Пустая сцена, белый экран задника, освещенный то бледно-розовым, то нежно-синим, то палевым (художник-постановщик Владимир Максимов). Тени Имра, Феодоры, Зои и Юстиниана на экране похожи на замершие фигуры древних мозаик Равенны (где Юстиниан, Феодора и их двор и изображены). Члены императорской семьи движутся очень медленно — noblesse oblige; парчовые, золотые, драгоценные костюмы и головные украшения удивительной красоты (художник Ангелина Атлагич) не дают им лишний раз пошевелиться. Лишние шевеления опасны во дворце, каждый поступок тщательно продумывается: ангел Зоя (Мадлен Джабраилова) должна выйти замуж за трапезондского царя (Рустэм Юскаев), свежеиспеченный муж отправится в завоевательный поход, и в дорогу Зоин отец император Юстиниан (Андрей Казаков) подарит ему отравленную тунику — тогда портовый город Трапезонд присоединится к Византийской империи с минимальными человеческими потерями.
Но Зоя, не сумев себя уговорить, падает в объятия Имра — нищего поэта, чужестранца, иноверца. И тем губит всех.
Имр (Кирилл Пирогов) выглядит, как глянцевый арабский экстремист, — накрученный на голове арабский платок, кожаный костюм изящной выделки, отличное тело, густо подведенные глаза, много автозагара. Имр читает Гумилева хуже всех, хотя и с большим чувством. К месту и не к месту, в каждую строфу, о существовании которой в театральном пространстве так печется Поповски, Имр вкладывает столько животного рыка, что Владимир Высоцкий остается далеко позади┘
Рустэм Юскаев вполне искренен и простодушен в своей любви, но рисунок его роли мало чем отличается от работ в других спектаклях — та же обидчивая хитреца и свободно-ленивый жест. Юстиниан и его евнух (Томас Моцкус) — прирожденные подковерные интриганы с атлетическими торсами, в роскошных синих шальварах с высоким поясом.
Но в действительности правит судьбами прекрасная порочная царица Феодора (Галина Тюнина): ей лучше всех подчиняется гумилевский стих, ей удается дергать за тайные ниточки души супруга и бывшего любовника Имра. Движения ее тонких пальцев и легкое встряхивание роскошных волос рассказывают о происходящем больше, чем слова, упадающие в зал порой то слишком тяжко, то слишком громко. Ангел Зоя, смущающая всех своей красотой и страстью, — всего лишь игрушка в ее коварных и нежных руках («Ты думала, ты женщина, а ты - отравленная брачная туника»).

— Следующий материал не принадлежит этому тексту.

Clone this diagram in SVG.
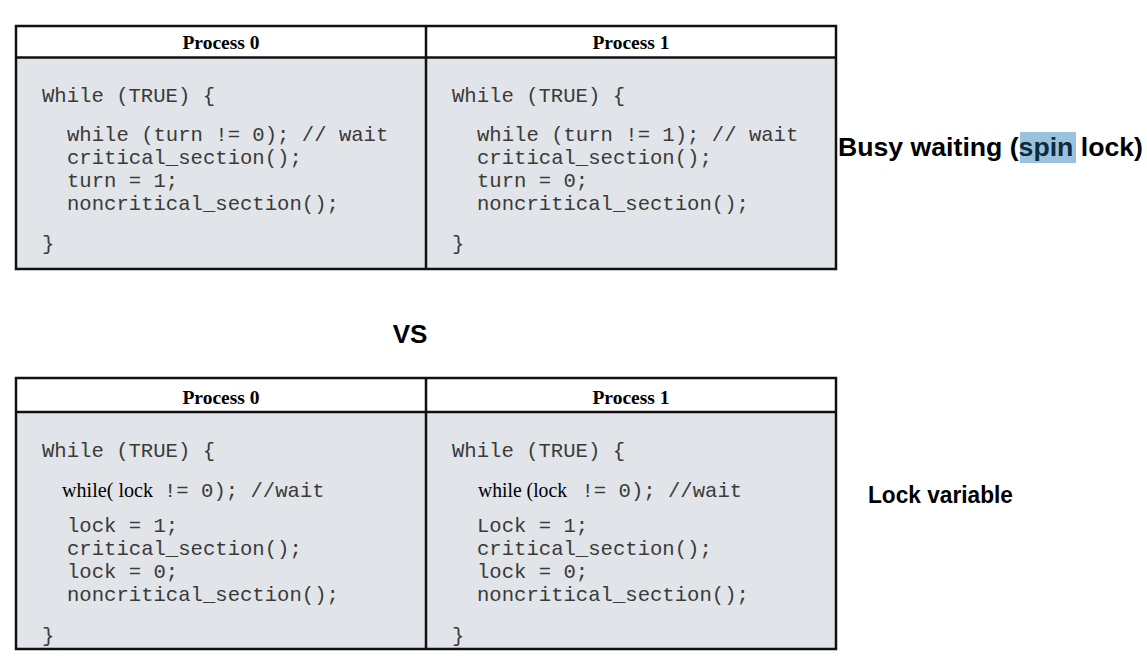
<svg xmlns="http://www.w3.org/2000/svg" width="1147" height="668" viewBox="0 0 1147 668">
<style>
.body{fill:#e1e4e8;stroke:none}
.head{fill:#ffffff;stroke:none}
.frame{fill:none;stroke:#111;stroke-width:2.5}
.hdr{font-family:"Liberation Serif","Times New Roman",serif;font-weight:bold;font-size:19.5px;fill:#000;text-anchor:middle}
.code{font-family:"Liberation Mono","Courier New",monospace;font-size:20.6px;fill:#3a3a3a}
.serif{font-family:"Liberation Serif","Times New Roman",serif;font-size:20.5px;fill:#000}
.lbl{font-family:"Liberation Sans",Arial,sans-serif;font-weight:bold;fill:#000}
</style>
<rect width="1147" height="668" fill="#ffffff"/>

<g id="busy-table">
  <rect class="head" x="16" y="26" width="820" height="32"/>
  <rect class="body" x="16" y="58" width="820" height="211"/>
  <rect class="frame" x="16" y="26" width="820" height="243"/>
  <line class="frame" x1="16" y1="57.5" x2="836" y2="57.5"/>
  <line class="frame" x1="426" y1="26" x2="426" y2="269"/>
  <text class="hdr" x="221" y="49">Process 0</text>
  <text class="hdr" x="631" y="49">Process 1</text>
  <g class="code">
    <text x="42" y="102">While (TRUE) {</text>
    <text x="67" y="141">while (turn != 0); // wait</text>
    <text x="67" y="164">critical_section();</text>
    <text x="67" y="187">turn = 1;</text>
    <text x="67" y="210">noncritical_section();</text>
    <text x="42" y="250">}</text>
    <text x="452" y="102">While (TRUE) {</text>
    <text x="477" y="141">while (turn != 1); // wait</text>
    <text x="477" y="164">critical_section();</text>
    <text x="477" y="187">turn = 0;</text>
    <text x="477" y="210">noncritical_section();</text>
    <text x="452" y="250">}</text>
  </g>
</g>

<g id="busy-label">
  <rect x="1020" y="132" width="56" height="31" fill="#9bc2dc"/>
  <text class="lbl" x="838" y="156" font-size="25.5" textLength="305" lengthAdjust="spacingAndGlyphs">Busy waiting (<tspan fill="#0e2a3e">spin</tspan> lock)</text>
</g>

<g id="vs-label">
  <text class="lbl" x="410" y="343" font-size="26" text-anchor="middle">VS</text>
</g>

<g id="lock-table">
  <rect class="head" x="16" y="378" width="820" height="34"/>
  <rect class="body" x="16" y="412" width="820" height="237"/>
  <rect class="frame" x="16" y="378" width="820" height="271"/>
  <line class="frame" x1="16" y1="412" x2="836" y2="412"/>
  <line class="frame" x1="426" y1="378" x2="426" y2="649"/>
  <text class="hdr" x="221" y="404">Process 0</text>
  <text class="hdr" x="631" y="404">Process 1</text>
  <text class="serif" x="62" y="497" textLength="91" lengthAdjust="spacingAndGlyphs">while( lock</text>
  <text class="serif" x="478" y="497" textLength="89" lengthAdjust="spacingAndGlyphs">while (lock</text>
  <g class="code">
    <text x="42" y="457">While (TRUE) {</text>
    <text x="164" y="497">!= 0); //wait</text>
    <text x="67" y="532">lock = 1;</text>
    <text x="67" y="555">critical_section();</text>
    <text x="67" y="578">lock = 0;</text>
    <text x="67" y="601">noncritical_section();</text>
    <text x="42" y="642">}</text>
    <text x="452" y="457">While (TRUE) {</text>
    <text x="581.5" y="497">!= 0); //wait</text>
    <text x="477" y="532">Lock = 1;</text>
    <text x="477" y="555">critical_section();</text>
    <text x="477" y="578">lock = 0;</text>
    <text x="477" y="601">noncritical_section();</text>
    <text x="452" y="642">}</text>
  </g>
</g>

<g id="lock-label">
  <text class="lbl" x="868" y="503" font-size="23" textLength="145" lengthAdjust="spacingAndGlyphs">Lock variable</text>
</g>

<g id="connectors"></g>
</svg>
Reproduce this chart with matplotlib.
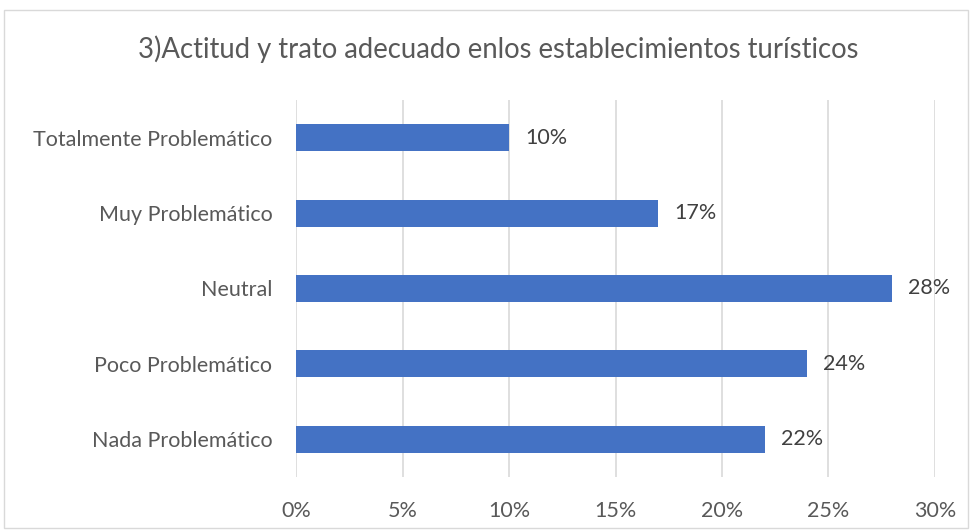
import matplotlib
matplotlib.use("Agg")
import matplotlib.pyplot as plt
from matplotlib.patches import Rectangle

categories = ["Nada Problemático", "Poco Problemático", "Neutral", "Muy Problemático", "Totalmente Problemático"]
values = [22, 24, 28, 17, 10]
xticks = [0, 5, 10, 15, 20, 25, 30]
title = "3)Actitud y trato adecuado enlos establecimientos turísticos"

plt.rcParams['font.family'] = ['Lato', 'DejaVu Sans']

fig = plt.figure(figsize=(9.74, 5.3), dpi=100)
ax = fig.add_axes([296/974, 53/530, (935-296)/974, (477-100)/530])

ypos = list(range(len(categories)))
ax.barh(ypos, values, height=0.36, color="#4472C4", zorder=3)
for y, v in zip(ypos, values):
    ax.text(v + 0.75, y, f"{v}%", va="center", ha="left", fontsize=15.5, color="#404040")

ax.set_xlim(0, 30)
ax.set_ylim(-0.5, len(categories) - 0.5)
ax.set_yticks(ypos)
ax.set_yticklabels(categories, fontsize=15.5, color="#595959")
ax.set_xticks(xticks)
ax.set_xticklabels([f"{t}%" for t in xticks], fontsize=15.5, color="#595959")
ax.tick_params(axis="x", length=0, pad=17)
ax.tick_params(axis="y", length=0, pad=17)
ax.grid(axis="x", color="#D9D9D9", linewidth=1.2, zorder=0)
for s in ax.spines.values():
    s.set_visible(False)

fig.text(498/974, 1 - 49/530, title, ha="center", va="center", fontsize=19.8, color="#595959")
fig.patches.append(Rectangle((4/974, 2/530), 964/974, 518/530, transform=fig.transFigure,
                             fill=False, edgecolor="#D9D9D9", linewidth=1))

fig.savefig("out.png", dpi=100)
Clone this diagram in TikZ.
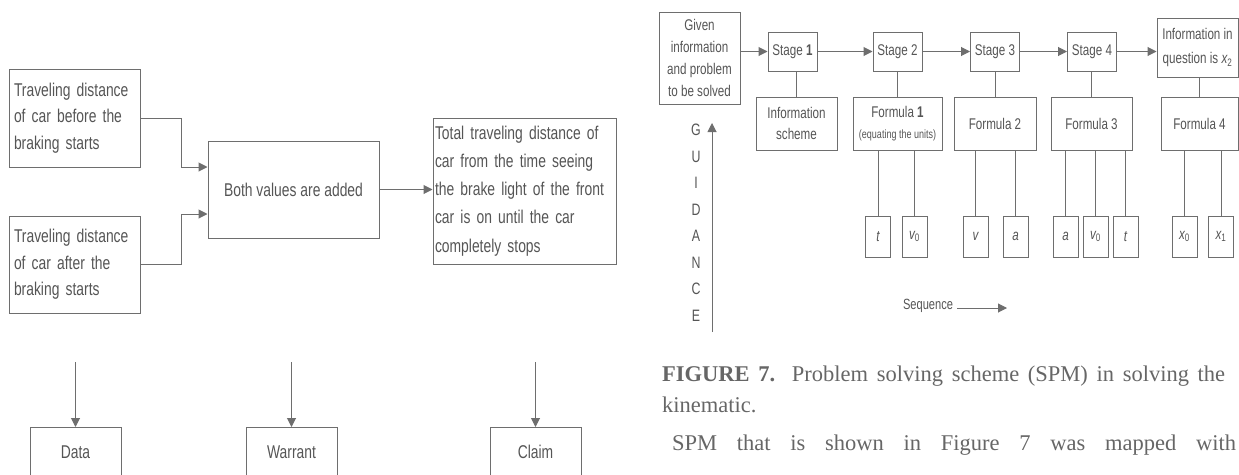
\documentclass[tikz,border=0pt]{standalone}
\usepackage{fontspec}
\setmainfont{Liberation Serif}
\newfontfamily\narrowsans[FakeStretch=0.75]{Liberation Sans}
\usetikzlibrary{positioning,calc,arrows.meta}
\definecolor{boxgray}{HTML}{6E6E6E}
\definecolor{inkgray}{HTML}{555555}
\definecolor{capgray}{HTML}{666666}

\begin{document}
\begin{tikzpicture}[
    x=1pt,y=-1pt,
    lbox/.style={rectangle,draw=boxgray,line width=1pt,text=inkgray,inner sep=0pt,
      font=\narrowsans\fontsize{18.5}{26.5}\selectfont},
    sbox/.style={rectangle,draw=boxgray,line width=1pt,text=inkgray,inner sep=0pt,align=center,
      font=\narrowsans\fontsize{15.5}{21.7}\selectfont},
    vbox/.style={sbox,minimum width=25pt,minimum height=41pt,
      font=\narrowsans\itshape\fontsize{15.5}{21.7}\selectfont},
    glyph/.style={text=inkgray,inner sep=0pt,font=\narrowsans\fontsize{16.5}{20}\selectfont},
    captext/.style={anchor=base west,inner sep=0pt,text=capgray,font=\fontsize{22.5}{27}\selectfont},
    flow/.style={-{Triangle[length=9pt,width=9pt]},line width=1pt,boxgray},
    link/.style={-,line width=1pt,boxgray}
  ]
    \useasboundingbox (0,0) rectangle (1239,474);
    % Left: braking distance
    \node[lbox,minimum width=131pt,minimum height=98pt,text width=121pt,align=left] (before) at (74.5,118)
      {Traveling distance\\of car before the\\braking starts};
    \node[lbox,minimum width=131pt,minimum height=97pt,text width=121pt,align=left] (after) at (74.5,264.5)
      {Traveling distance\\of car after the\\braking starts};
    \node[lbox,minimum width=171pt,minimum height=97pt] (added) at (293.5,189.5) {Both values are added};
    \node[lbox,minimum width=183pt,minimum height=146pt,text width=179pt,align=left,
      font=\narrowsans\fontsize{18.5}{28.2}\selectfont] (total) at (524.5,191)
      {Total traveling distance of\\car from the time seeing\\the brake light of the front\\car is on until the car\\completely stops};
    \draw[flow] (before.east) -- ++(41,0) |- ($(added.west)+(0,-22.5)$);
    \draw[flow] (after.east) -- ++(41,0) |- ($(added.west)+(0,24.5)$);
    \draw[flow] (added.east) -- (added.east -| total.west);
    % Toulmin row
    \foreach \name/\txt/\x in {data/Data/75.5, warrant/Warrant/291.5, claim/Claim/535.5} {
      \node[lbox,anchor=north,minimum width=91pt,text height=30.5pt,text depth=40pt] (\name) at (\x,427) {\txt};
      \coordinate (\name-in) at (\x,362);
      \draw[flow] (\name-in) -- (\name.north);
    }
    % Right: problem solving scheme
    \node[sbox,minimum width=81pt,minimum height=92pt] (given) at (699.5,58)
      {Given\\information\\and problem\\to be solved};
    \foreach \i/\x/\lab in {1/792.5/{Stage \textbf{1}}, 2/897.5/{Stage 2}, 3/995/{Stage 3}, 4/1092/{Stage 4}} {
      \node[sbox,minimum width=49pt,minimum height=39pt] (st\i) at (\x,51.5) {\lab};
    }
    \node[sbox,minimum width=81pt,minimum height=59pt,font=\narrowsans\fontsize{15.5}{24}\selectfont] (info) at (1197.5,47.5)
      {Information in\\question is {\itshape x}\textsubscript{2}};
    \draw[flow] (st1.west -| given.east) -- (st1.west);
    \draw[flow] (st1.east) -- (st2.west);
    \draw[flow] (st2.east) -- (st3.west);
    \draw[flow] (st3.east) -- (st4.west);
    \draw[flow] (st4.east) -- (st4.east -| info.west);
    % Formulas
    \node[sbox,minimum width=81pt,minimum height=53pt] (fm0) at (796.5,123.5) {Information\\scheme};
    \node[sbox,minimum width=89pt,minimum height=53pt] (fm1) at (897.5,123.5)
      {Formula \textbf{1}\\{\fontsize{12}{14}\selectfont(equating the units)}};
    \node[sbox,minimum width=82pt,minimum height=53pt] (fm2) at (995,123.5) {Formula 2};
    \node[sbox,minimum width=81pt,minimum height=53pt] (fm3) at (1091.5,123.5) {Formula 3};
    \node[sbox,minimum width=77pt,minimum height=53pt] (fm4) at (1199.5,123.5) {Formula 4};
    \foreach \f/\s in {fm0/st1, fm1/st2, fm2/st3, fm3/st4, fm4/info} {
      \draw[link] (\f.north) -- (\f.north |- \s.south);
    }
    % Variables
    \foreach \i/\f/\x/\lab in {1/fm1/878/t, 2/fm1/914.5/{v\textsubscript{\upshape 0}},
        3/fm2/975.5/v, 4/fm2/1015.5/a, 5/fm3/1065.5/a, 6/fm3/1095.5/{v\textsubscript{\upshape 0}},
        7/fm3/1125.5/t, 8/fm4/1184.5/{x\textsubscript{\upshape 0}}, 9/fm4/1221/{x\textsubscript{\upshape 1}}} {
      \node[vbox] (var\i) at (\x,236.5) {\lab};
      \draw[link] (var\i.north) -- (var\i.north |- \f.south);
    }
    % Guidance and sequence
    \foreach \ch [count=\k from 0] in {G,U,I,D,A,N,C,E} {
      \node[glyph] (g\k) at (696,130+26.5*\k) {\ch};
    }
    \coordinate (gfoot) at (712,332);
    \coordinate (ghead) at (712,123);
    \draw[flow] (gfoot) -- (ghead);
    \node[glyph,font=\narrowsans\fontsize{14.8}{18}\selectfont] (seq) at (928,306) {Sequence};
    \coordinate (seqend) at (1007,308);
    \draw[flow] ($(seq.east)+(4,2)$) -- (seqend);
    % Caption
    \node[captext] (cap1) at (662,381) {\makebox[563pt][s]{\textbf{FIGURE 7.} Problem solving scheme (SPM) in solving the}};
    \node[captext] (cap2) at (662,412) {kinematic.};
    \node[captext] (para) at (672,450) {\makebox[564pt][s]{SPM that is shown in Figure 7 was mapped with}};
  \end{tikzpicture}
\end{document}
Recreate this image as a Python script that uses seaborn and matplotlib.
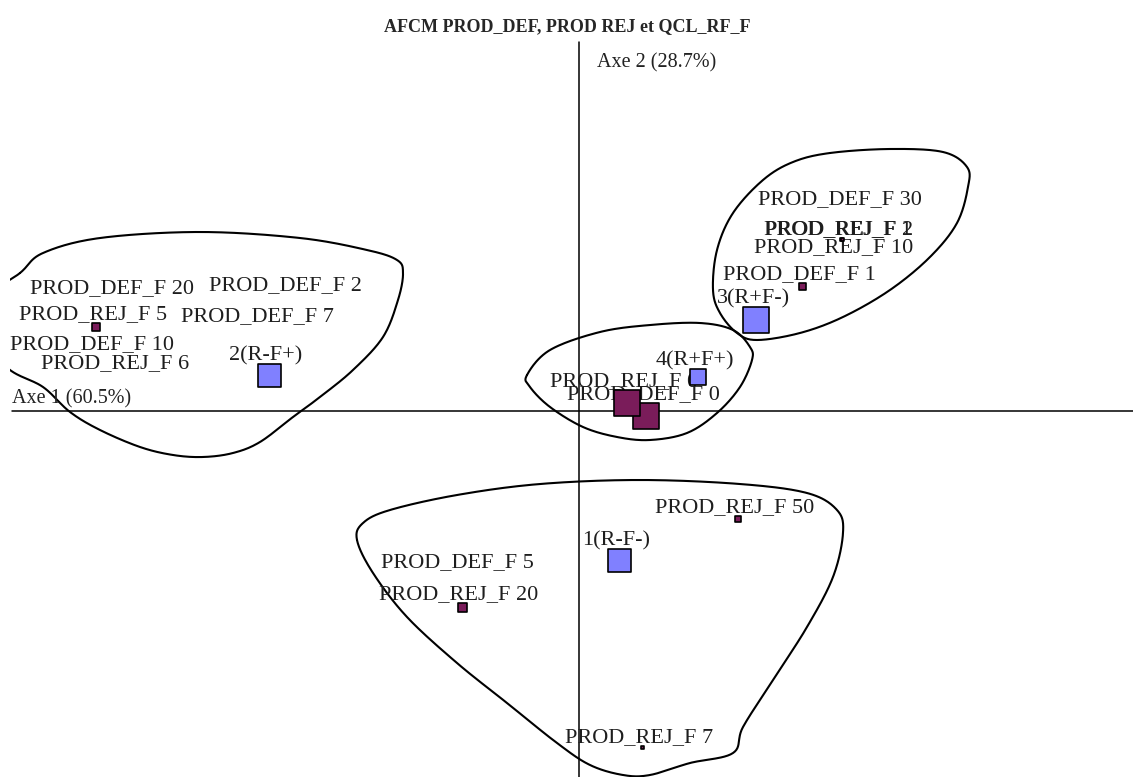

Руки Тюниной-Феодоры разыгрывают отдельный завораживающий спектакль в сцене объяснения с императором, когда супруги, укрывшись в полых половинках колонн, беседуют о сокровенном и нам видны только их соприкасающиеся кисти. Мадлен Джабраилова, превратившаяся из искрометной субретки в легендарной «Двенадцатой ночи» в томную принцессу на выданье, разыгрывает ответную пластическую новеллу: в сцене любовного объяснения ее Зоя встает на голову и шевелит в воздухе маленькими пальцами босых ног.
Атмосферу византийской ночи, полной заговоров, страхов и запретной любви, воплощает раздвижной бассейн, расчерченный на отсеки, полные журчащей воды, шуршащего песка и поскрипывающей гальки. Все шепоты и крики, клятвы и измены происходят именно здесь, в то время как под потолком бродит подсвеченный неоном плюшевый гумилевский жираф. Электрические глаза жирафа грустны: Поповски за десять лет странствий изменился куда меньше своих однокурсников, пустивших корни, отточивших зародившийся в «Приключении» стиль «Мастерской» до почти невозможного совершенства.
Совершенство неизменного последние годы стиля игры, впрочем, стало надоедать создателям, — для них гармония мысли и обрамляющей ее формы всегда была в пользу мысли. В «Отравленной тунике» красота костюмов, женских и мужских тел оттеняет и даже заменяет главный инструмент «Мастерской» — слово, оно в этот раз ушло на второй план, дав полюбоваться телесным и материальным, поставленным на декадентские котурны.